Hal serupa juga dapat ditemukan dalam teologi Kristen, di mana pemahaman terhadap wahyu harus melalui studi hermeneutik dan dogmatik. Maka dari itu, meskipun wahyu bersifat absolut, pemahaman terhadapnya bersifat nisbi dan terbuka untuk pengembangan intelektual sepanjang sejarah.

6.4.       Kritik dan Pembelaan terhadap Epistemologi Wahyu

Sebagian filsuf sekuler dan skeptis mengkritik wahyu sebagai subjektif dan tidak dapat diverifikasi secara ilmiah. Mereka berpendapat bahwa klaim wahyu tidak dapat diuji oleh metode empiris atau logika formal, sehingga tidak memiliki bobot epistemik yang sah dalam wacana ilmiah. Kritik ini dikemukakan oleh para pemikir seperti Bertrand Russell dan Richard Dawkins yang menganggap wahyu sebagai produk psikologis atau mitologis9.

Namun, pembela epistemologi wahyu, seperti William Alston, menyatakan bahwa pengalaman keagamaan dapat dijadikan dasar epistemik yang sah, sejauh ia konsisten, transformasional, dan didukung oleh komunitas kepercayaan yang kohesif10. Dalam kerangka ini, wahyu dianggap sebagai bentuk basic belief yang rasional secara internal dalam struktur keyakinan religius.


Kesimpulan Sementara

Dengan demikian, wahyu merupakan sumber pengetahuan yang unik karena mengandung dimensi transenden, normatif, dan eksistensial. Ia tidak dapat dipahami sepenuhnya oleh akal semata, tetapi juga tidak bertentangan dengan prinsip akal yang benar. Dalam masyarakat beragama, wahyu menjadi fondasi dari sistem moral, hukum, dan filsafat yang membentuk peradaban. Oleh karena itu, dalam epistemologi integratif, wahyu dianggap sebagai puncak pengetahuan yang harus dipadukan dengan rasio dan pengalaman untuk mencapai pemahaman yang utuh tentang realitas.


Footnotes

[1]                Paul K. Moser, The Theory of Knowledge: A Thematic Introduction (New York: Oxford University Press, 2005), 93–95.

[2]                Al-Qur’an, QS. An-Najm [53]: 3–4. Lihat pula Fazlur Rahman, Islam and Modernity: Transformation of an Intellectual Tradition (Chicago: University of Chicago Press, 1982), 5–7.
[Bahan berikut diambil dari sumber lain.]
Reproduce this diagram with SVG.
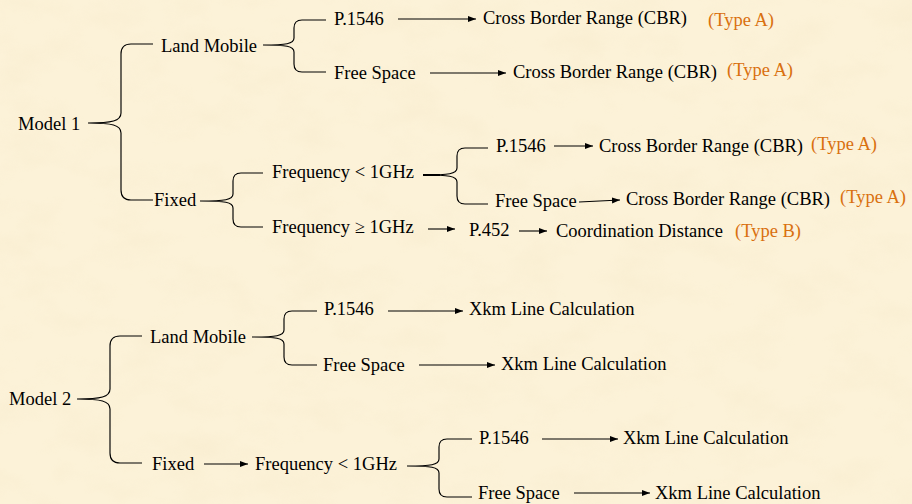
<svg xmlns="http://www.w3.org/2000/svg" width="912" height="504" viewBox="0 0 912 504">
<defs>
<style>
text{font-family:"Liberation Serif","Times New Roman",serif;font-size:18.5px;fill:#000}
text.ty{fill:#D9700F}
.br{fill:none;stroke:#000;stroke-width:1.15}
.ar{fill:none;stroke:#000;stroke-width:1.1;marker-end:url(#ah)}
</style>
<marker id="ah" markerUnits="userSpaceOnUse" markerWidth="9" markerHeight="7" refX="8" refY="3.5" orient="auto">
<path d="M0,0.5 L8,3.5 L0,6.5 z" fill="#000"/>
</marker>
<filter id="paper" x="0" y="0" width="100%" height="100%">
<feTurbulence type="fractalNoise" baseFrequency="0.018 0.03" numOctaves="4" seed="7"/>
<feColorMatrix type="matrix" values="0 0 0 0 0.90  0 0 0 0 0.79  0 0 0 0 0.56  1.6 0 0 0 -0.7"/>
</filter>
</defs>
<rect width="912" height="504" fill="#FCF2D8"/>
<rect width="912" height="504" filter="url(#paper)" opacity="0.38"/>

<g id="connectors">
<!-- Model 1 braces -->
<path class="br" d="M153 44 H131 Q121 44 121 54 V113 C121 121 112 123 88 123 C112 123 121 125 121 133 V190 Q121 200 131 200 H153"/>
<path class="br" d="M326 20 H302 Q294 20 294 28 V38 C294 44 286 45 263 45 C286 45 294 46 294 52 V64 Q294 72 302 72 H326"/>
<path class="br" d="M263 173 H241 Q233 173 233 181 V194 C233 200 225 201 200 201 C225 201 233 202 233 208 V219 Q233 227 241 227 H263"/>
<path class="br" d="M488 148 H465 Q457 148 457 156 V168 C457 174 449 175 423 175 C449 175 457 176 457 182 V196 Q457 204 465 204 H488"/>
<line x1="423" y1="175" x2="440" y2="175" stroke="#000" stroke-width="2"/>
<!-- Model 1 arrows -->
<line class="ar" x1="398" y1="19" x2="476" y2="19"/>
<line class="ar" x1="430" y1="73" x2="506" y2="73"/>
<line class="ar" x1="554" y1="146" x2="593" y2="146"/>
<line class="ar" x1="579" y1="202" x2="620" y2="200"/>
<line class="ar" x1="428" y1="229" x2="455" y2="229"/>
<line class="ar" x1="519" y1="231" x2="547" y2="231"/>
<!-- Model 2 braces -->
<path class="br" d="M142 336 H120 Q110 336 110 346 V389 C110 397 101 399 77 399 C101 399 110 401 110 409 V453 Q110 463 120 463 H142"/>
<path class="br" d="M317 311 H292 Q284 311 284 319 V330 C284 336 276 337 252 337 C276 337 284 338 284 344 V357 Q284 365 292 365 H317"/>
<path class="br" d="M472 439 H447 Q439 439 439 447 V459 C439 465 431 466 407 466 C431 466 439 467 439 473 V489 Q439 497 447 497 H472"/>
<!-- Model 2 arrows -->
<line class="ar" x1="388" y1="311" x2="463" y2="311"/>
<line class="ar" x1="419" y1="365" x2="495" y2="365"/>
<line class="ar" x1="204" y1="464" x2="248" y2="464"/>
<line class="ar" x1="542" y1="439" x2="618" y2="439"/>
<line class="ar" x1="574" y1="493" x2="650" y2="493"/>
</g>

<g id="m1"><text x="18" y="130">Model 1</text></g>
<g id="m1-lm"><text x="161" y="52">Land Mobile</text></g>
<g id="m1-lm-p1546"><text x="334" y="25">P.1546</text></g>
<g id="m1-lm-fs"><text x="334" y="79">Free Space</text></g>
<g id="m1-cbr1"><text x="483" y="24">Cross Border Range (CBR)</text><text class="ty" x="708" y="26">(Type A)</text></g>
<g id="m1-cbr2"><text x="513" y="78">Cross Border Range (CBR)</text><text class="ty" x="727" y="76">(Type A)</text></g>
<g id="m1-fx"><text x="154" y="206">Fixed</text></g>
<g id="m1-f-lt"><text x="272" y="178">Frequency &lt; 1GHz</text></g>
<g id="m1-f-ge"><text x="272" y="233">Frequency ≥ 1GHz</text></g>
<g id="m1-f-p1546"><text x="496" y="152">P.1546</text></g>
<g id="m1-cbr3"><text x="599" y="152">Cross Border Range (CBR)</text><text class="ty" x="811" y="150">(Type A)</text></g>
<g id="m1-f-fs"><text x="495" y="207">Free Space</text></g>
<g id="m1-cbr4"><text x="626" y="205">Cross Border Range (CBR)</text><text class="ty" x="840" y="203">(Type A)</text></g>
<g id="m1-p452"><text x="469" y="236">P.452</text></g>
<g id="m1-cd"><text x="556" y="237">Coordination Distance</text><text class="ty" x="735" y="237">(Type B)</text></g>

<g id="m2"><text x="9" y="405">Model 2</text></g>
<g id="m2-lm"><text x="150" y="343">Land Mobile</text></g>
<g id="m2-lm-p1546"><text x="324" y="315">P.1546</text></g>
<g id="m2-lm-fs"><text x="323" y="371">Free Space</text></g>
<g id="m2-x1"><text x="469" y="315">Xkm Line Calculation</text></g>
<g id="m2-x2"><text x="501" y="370">Xkm Line Calculation</text></g>
<g id="m2-fx"><text x="152" y="470">Fixed</text></g>
<g id="m2-f-lt"><text x="255" y="470">Frequency &lt; 1GHz</text></g>
<g id="m2-f-p1546"><text x="479" y="444">P.1546</text></g>
<g id="m2-x3"><text x="623" y="444">Xkm Line Calculation</text></g>
<g id="m2-f-fs"><text x="478" y="499">Free Space</text></g>
<g id="m2-x4"><text x="655" y="499">Xkm Line Calculation</text></g>
</svg>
[3]                Al-Ghazālī, Iḥyā’ ‘Ulūm al-Dīn, Jilid I, ed. Badawi Tazi (Beirut: Dār al-Minhāj, 2005), 38–42.

[4]                Karl Barth, Church Dogmatics I/1: The Doctrine of the Word of God, trans. G. W. Bromiley (Edinburgh: T&T Clark, 1936), 295–305.

[5]                Gavin Flood, The Truth Within: A History of Inwardness in Christianity, Hinduism, and Buddhism (Oxford: Oxford University Press, 2013), 57–60.

[6]                Seyyed Hossein Nasr, Knowledge and the Sacred (Albany: State University of New York Press, 1989), 108.

[7]                Ibn Rusyd, Faṣl al-Maqāl, ed. Charles Butterworth (Leiden: Brill, 2001), 5–6.

[8]                Muhammad Abu Zahrah, Uṣūl al-Fiqh (Kairo: Dār al-Fikr al-‘Arabī, 1958), 11–15.

[9]                Richard Dawkins, The God Delusion (London: Bantam Press, 2006), 102–105.

[10]             William P. Alston, Perceiving God: The Epistemology of Religious Experience (Ithaca: Cornell University Press, 1991), 54–60.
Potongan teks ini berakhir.